Over the first quarter of the year, 97 billion euros ($120 billion) was sent abroad from Spain – with withdrawals in March alone hitting figures that had not been seen since official records began in 1990.
The figure was also a stark contrast to data from just a year ago, when the Bank of Spain had actually reported a net 5.4 billion euros entry of funds during the same month.
Speaking to Reuters, Spain's Economy Minister Luis de Guindos tried to quell concern over the alarming rate of capital flight by claiming that the data was more a reflection of the troubles of the banking sector to fund itself externally than that of deposits flying abroad.
However, the Financial Times pointed out that the Spanish central bank data would corroborate with earlier financial assessments, which showed how both private and corporate investors were selling off Spanish assets at record pace.

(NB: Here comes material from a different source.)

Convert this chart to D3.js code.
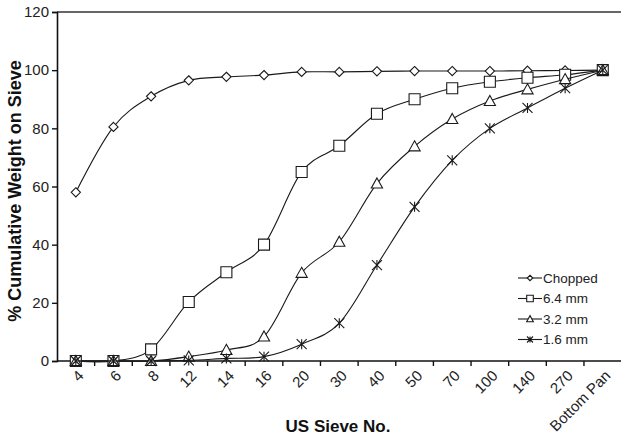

“My concern is that we haven’t yet seen the most recent numbers, which could be far worse… We are seeing a perfect storm,” said Raj Badiani, an economist at IHS Global Insight, to FT.
Foreign investors are also rapidly withdrawing their support for Spanish government funding. According to figures from Barclays Capital, as cited by The Telegraph, foreign holdings of Spanish sovereign debt fell from 40 to 30 percent over the last year.
Consequently, Spain’s 10-year debt risk premium is now at 520 basis points, which is close to the euro-era record.
Earlier in the day, European Central Bank president Mario Draghi also took the time to criticise Spain’s handling of the problems at Bankia, the country’s third largest bank.
The Spanish government had announced last week that it would inject an additional 19 billion euros in Bankia, after insisting in February that no more public money would be needed to save its banks. According to Draghi, Spain’s repeatedly failures in underestimating their financial problems though had caused the growing financial problems at Bankia.
“There is a first assessment, then a second, a third, a fourth. This is the worst possible way of doing things. Everyone ends up doing the right thing, but at the highest cost,” he said.